"Jika bukan karena strategi pemasaran yang kamu terapkan, mana mungkin kita bertahan saat pandemi seperti ini," lanjutnya.
"Itu kerja keras kita semua, Pak Tarno," jawabku.
"Ini sudah lewat jam kerja, panggil Tarno saja," ucapnya sambil tertawa-tawa.
Kami memang akrab, padahal saat di sekolah dahulu kami pernah bersaing untuk mendapatkan gadis yang sama.
Namun di rantau, semua cerita perselisihan masa lalu hanya menjadi bahan obrolan yang memancing canda tawa saja.
Sampai ia berkata, "Alfian, aku perhatikan kamu semakin dekat sama mekanik kita."
"Ya, aku serius dengan dia," jawabku.
"Sebagai sahabat, aku hanya mau mengingatkan," ucapnya.
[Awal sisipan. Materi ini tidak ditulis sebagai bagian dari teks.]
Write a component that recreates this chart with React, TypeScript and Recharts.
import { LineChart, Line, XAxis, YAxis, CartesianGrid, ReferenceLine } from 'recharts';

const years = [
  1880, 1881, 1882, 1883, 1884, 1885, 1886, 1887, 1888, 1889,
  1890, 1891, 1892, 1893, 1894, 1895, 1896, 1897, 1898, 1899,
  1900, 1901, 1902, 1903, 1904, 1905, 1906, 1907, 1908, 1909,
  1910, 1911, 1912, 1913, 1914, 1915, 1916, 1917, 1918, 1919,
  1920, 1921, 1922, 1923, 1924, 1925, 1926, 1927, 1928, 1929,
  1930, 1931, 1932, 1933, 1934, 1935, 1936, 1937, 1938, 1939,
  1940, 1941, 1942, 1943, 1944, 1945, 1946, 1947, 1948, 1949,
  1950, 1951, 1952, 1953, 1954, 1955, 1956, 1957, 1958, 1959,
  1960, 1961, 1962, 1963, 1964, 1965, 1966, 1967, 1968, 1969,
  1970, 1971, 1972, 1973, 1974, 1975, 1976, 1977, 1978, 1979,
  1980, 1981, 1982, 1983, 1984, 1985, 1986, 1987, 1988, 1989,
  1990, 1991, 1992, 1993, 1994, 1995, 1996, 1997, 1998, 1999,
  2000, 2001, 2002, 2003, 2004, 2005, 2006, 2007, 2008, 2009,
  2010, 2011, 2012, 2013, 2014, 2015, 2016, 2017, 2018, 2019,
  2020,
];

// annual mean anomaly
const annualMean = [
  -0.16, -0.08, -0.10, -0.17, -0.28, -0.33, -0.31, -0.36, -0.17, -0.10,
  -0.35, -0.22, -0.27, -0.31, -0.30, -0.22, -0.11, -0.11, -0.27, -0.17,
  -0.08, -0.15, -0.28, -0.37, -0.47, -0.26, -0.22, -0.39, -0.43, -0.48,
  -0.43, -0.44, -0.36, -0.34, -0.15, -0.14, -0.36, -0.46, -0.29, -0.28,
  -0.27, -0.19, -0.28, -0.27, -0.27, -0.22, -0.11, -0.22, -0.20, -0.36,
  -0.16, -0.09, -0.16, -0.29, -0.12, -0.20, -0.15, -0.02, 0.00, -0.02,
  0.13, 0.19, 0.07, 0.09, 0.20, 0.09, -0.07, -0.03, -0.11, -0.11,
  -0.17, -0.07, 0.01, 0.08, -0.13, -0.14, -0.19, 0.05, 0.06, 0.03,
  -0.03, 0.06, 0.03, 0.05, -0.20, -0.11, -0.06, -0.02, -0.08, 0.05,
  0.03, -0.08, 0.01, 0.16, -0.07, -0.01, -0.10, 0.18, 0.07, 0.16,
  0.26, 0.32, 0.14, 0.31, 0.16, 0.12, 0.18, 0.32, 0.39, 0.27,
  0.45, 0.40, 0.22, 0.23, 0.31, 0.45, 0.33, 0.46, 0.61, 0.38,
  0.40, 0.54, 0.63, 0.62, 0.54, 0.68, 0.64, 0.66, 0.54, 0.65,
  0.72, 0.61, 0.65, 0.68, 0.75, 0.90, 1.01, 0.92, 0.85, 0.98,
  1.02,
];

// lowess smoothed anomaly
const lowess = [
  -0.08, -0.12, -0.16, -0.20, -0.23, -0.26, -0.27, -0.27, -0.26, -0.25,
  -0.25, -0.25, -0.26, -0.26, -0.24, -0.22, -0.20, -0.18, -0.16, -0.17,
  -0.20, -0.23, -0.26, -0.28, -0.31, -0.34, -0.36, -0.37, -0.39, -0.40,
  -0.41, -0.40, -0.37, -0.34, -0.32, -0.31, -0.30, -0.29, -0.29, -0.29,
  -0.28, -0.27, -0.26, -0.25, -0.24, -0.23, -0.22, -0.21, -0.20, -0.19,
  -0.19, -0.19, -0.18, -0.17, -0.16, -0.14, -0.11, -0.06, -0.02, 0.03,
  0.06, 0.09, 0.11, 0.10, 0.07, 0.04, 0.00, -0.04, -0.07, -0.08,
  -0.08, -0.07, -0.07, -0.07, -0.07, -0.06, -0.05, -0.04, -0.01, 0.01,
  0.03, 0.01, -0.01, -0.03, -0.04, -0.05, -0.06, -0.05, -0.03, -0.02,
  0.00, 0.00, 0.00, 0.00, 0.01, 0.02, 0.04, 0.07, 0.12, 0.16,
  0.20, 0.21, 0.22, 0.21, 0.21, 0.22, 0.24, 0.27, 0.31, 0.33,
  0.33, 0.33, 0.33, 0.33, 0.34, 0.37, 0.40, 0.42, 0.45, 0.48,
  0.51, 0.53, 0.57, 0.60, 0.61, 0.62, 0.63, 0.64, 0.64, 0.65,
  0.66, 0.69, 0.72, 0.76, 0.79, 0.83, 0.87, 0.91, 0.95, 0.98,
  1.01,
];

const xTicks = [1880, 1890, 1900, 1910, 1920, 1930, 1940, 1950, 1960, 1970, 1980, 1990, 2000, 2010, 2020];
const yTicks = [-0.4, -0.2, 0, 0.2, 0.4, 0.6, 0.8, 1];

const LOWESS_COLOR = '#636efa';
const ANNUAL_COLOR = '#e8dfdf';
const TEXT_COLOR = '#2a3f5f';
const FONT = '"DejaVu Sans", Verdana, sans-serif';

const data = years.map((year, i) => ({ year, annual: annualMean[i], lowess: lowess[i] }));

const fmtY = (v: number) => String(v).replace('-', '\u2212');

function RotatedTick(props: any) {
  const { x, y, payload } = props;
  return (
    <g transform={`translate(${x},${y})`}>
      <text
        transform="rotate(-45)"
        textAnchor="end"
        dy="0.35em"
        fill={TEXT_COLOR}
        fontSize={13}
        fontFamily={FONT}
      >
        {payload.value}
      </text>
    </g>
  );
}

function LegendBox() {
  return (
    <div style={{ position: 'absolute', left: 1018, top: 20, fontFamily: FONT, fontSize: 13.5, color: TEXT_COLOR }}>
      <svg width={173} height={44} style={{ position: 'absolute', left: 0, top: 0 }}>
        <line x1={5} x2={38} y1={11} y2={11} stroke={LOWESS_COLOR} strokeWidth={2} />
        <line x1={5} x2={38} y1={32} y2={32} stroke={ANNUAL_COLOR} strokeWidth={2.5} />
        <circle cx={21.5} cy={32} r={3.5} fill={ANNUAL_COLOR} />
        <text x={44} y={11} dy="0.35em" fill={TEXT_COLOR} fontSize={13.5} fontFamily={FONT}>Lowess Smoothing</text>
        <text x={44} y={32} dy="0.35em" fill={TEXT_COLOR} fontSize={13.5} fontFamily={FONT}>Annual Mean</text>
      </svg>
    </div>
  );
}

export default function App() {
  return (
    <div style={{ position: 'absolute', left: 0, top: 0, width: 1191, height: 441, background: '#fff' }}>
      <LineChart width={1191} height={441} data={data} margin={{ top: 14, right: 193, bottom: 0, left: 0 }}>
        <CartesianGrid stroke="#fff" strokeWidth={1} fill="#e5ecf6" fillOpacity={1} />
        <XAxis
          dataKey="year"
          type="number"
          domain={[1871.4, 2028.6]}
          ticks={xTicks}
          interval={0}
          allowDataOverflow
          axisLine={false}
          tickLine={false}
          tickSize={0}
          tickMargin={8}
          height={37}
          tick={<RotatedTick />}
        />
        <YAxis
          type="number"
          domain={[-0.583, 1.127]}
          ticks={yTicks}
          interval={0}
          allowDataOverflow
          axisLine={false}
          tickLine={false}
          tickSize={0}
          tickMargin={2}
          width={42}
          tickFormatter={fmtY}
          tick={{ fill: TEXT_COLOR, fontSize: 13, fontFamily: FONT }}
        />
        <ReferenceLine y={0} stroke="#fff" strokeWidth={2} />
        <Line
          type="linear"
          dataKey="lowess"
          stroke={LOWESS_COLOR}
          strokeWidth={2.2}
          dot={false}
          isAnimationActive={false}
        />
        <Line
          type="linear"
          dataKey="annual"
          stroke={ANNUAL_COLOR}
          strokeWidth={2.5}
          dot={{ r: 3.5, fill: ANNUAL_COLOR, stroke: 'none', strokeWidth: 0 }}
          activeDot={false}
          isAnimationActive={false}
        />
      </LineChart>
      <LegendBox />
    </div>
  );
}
"Tarno, jangan bilang kalau kau juga tertarik dengannya?!" Aku berseru memotong ucapannya.
Tarno hanya menghela nafas panjang dan menggelengkan kepala, kemudian ia mulai meminum kopi didepannya.
Aku yang masih didera rasa curiga, menanti respon Tarno atas pertanyaanku, berharap ia menjawab dengan sebenar-benarnya.